Once Upon a Time ... in Hollywood (Quentin Tarantino, 2019, UK/USA/China)

Once Upon a Time in Hollywood may not be Quentin Tarantino's most instantly iconic film, but in many ways it is his most mature and developed. While his signature brush strokes are all there - pastiche, conversation-heavy dialogue, infinite references to film history - many are more understated than ever before. For example, while violence still plays a role in this film, it plays a much smaller one than past Tarantino outings.

As a result, Hollywood shows a much softer side of Tarantino. The film is first and foremost a love letter to movie westerns, embodied in the main character - Rick Dalton - and his stuntman and assistant Cliff Booth. Dalton, clearly an amalgam of several real life actors, is a washed up TV western star desperately trying to revive his career with a transition into the film world, at a moment when New Hollywood is burgeoning and the industry is rapidly changing.

The film shows this appreciation for westerns in a twofold manner, with an actual western film that Dalton is shooting unfolding within real time over the course of the film, as well as scenes within the actual narrative that are modeled after westerns. One of the film's most effective and tense scenes, involving Cliff Booth's visit to the infamous Manson-occupied Spahn ranch, could be straight out of a Sam Peckinpah film.

The third narrative woven into the film traces Sharon Tate (Margot Robbie), as she goes to the cinema to see herself in the film The Wrecking Crew. This dialogue-spare narrative - perhaps the most sensitive and understated that Tarantino has ever written - could easily be mistaken for another director. Knowing Tate's fate in retrospect, it also has a deeply melancholic quality.
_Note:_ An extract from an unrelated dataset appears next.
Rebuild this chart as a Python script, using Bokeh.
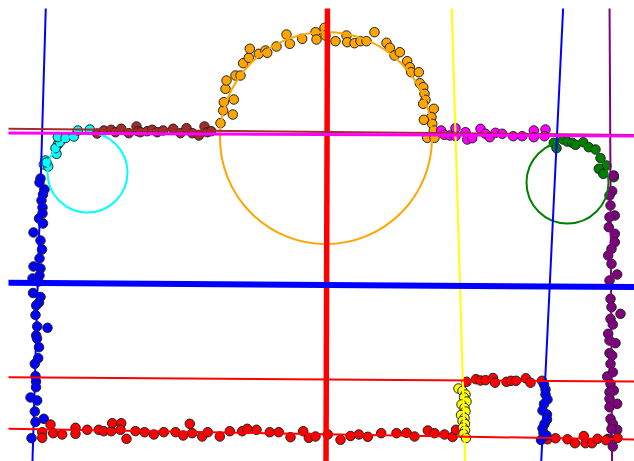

On top of all of this is a meta-narrative involving celebrity, age, and maintaining one's dignity in an image-driven society. It is surely not coincidence that Tarantino has enrolled two of the last great A-listers - DiCaprio and Pitt - in a film about maintaining relevance. While some have already read the film as a Trumpian story, the film is ultimately far too apolitical to draw such conclusions.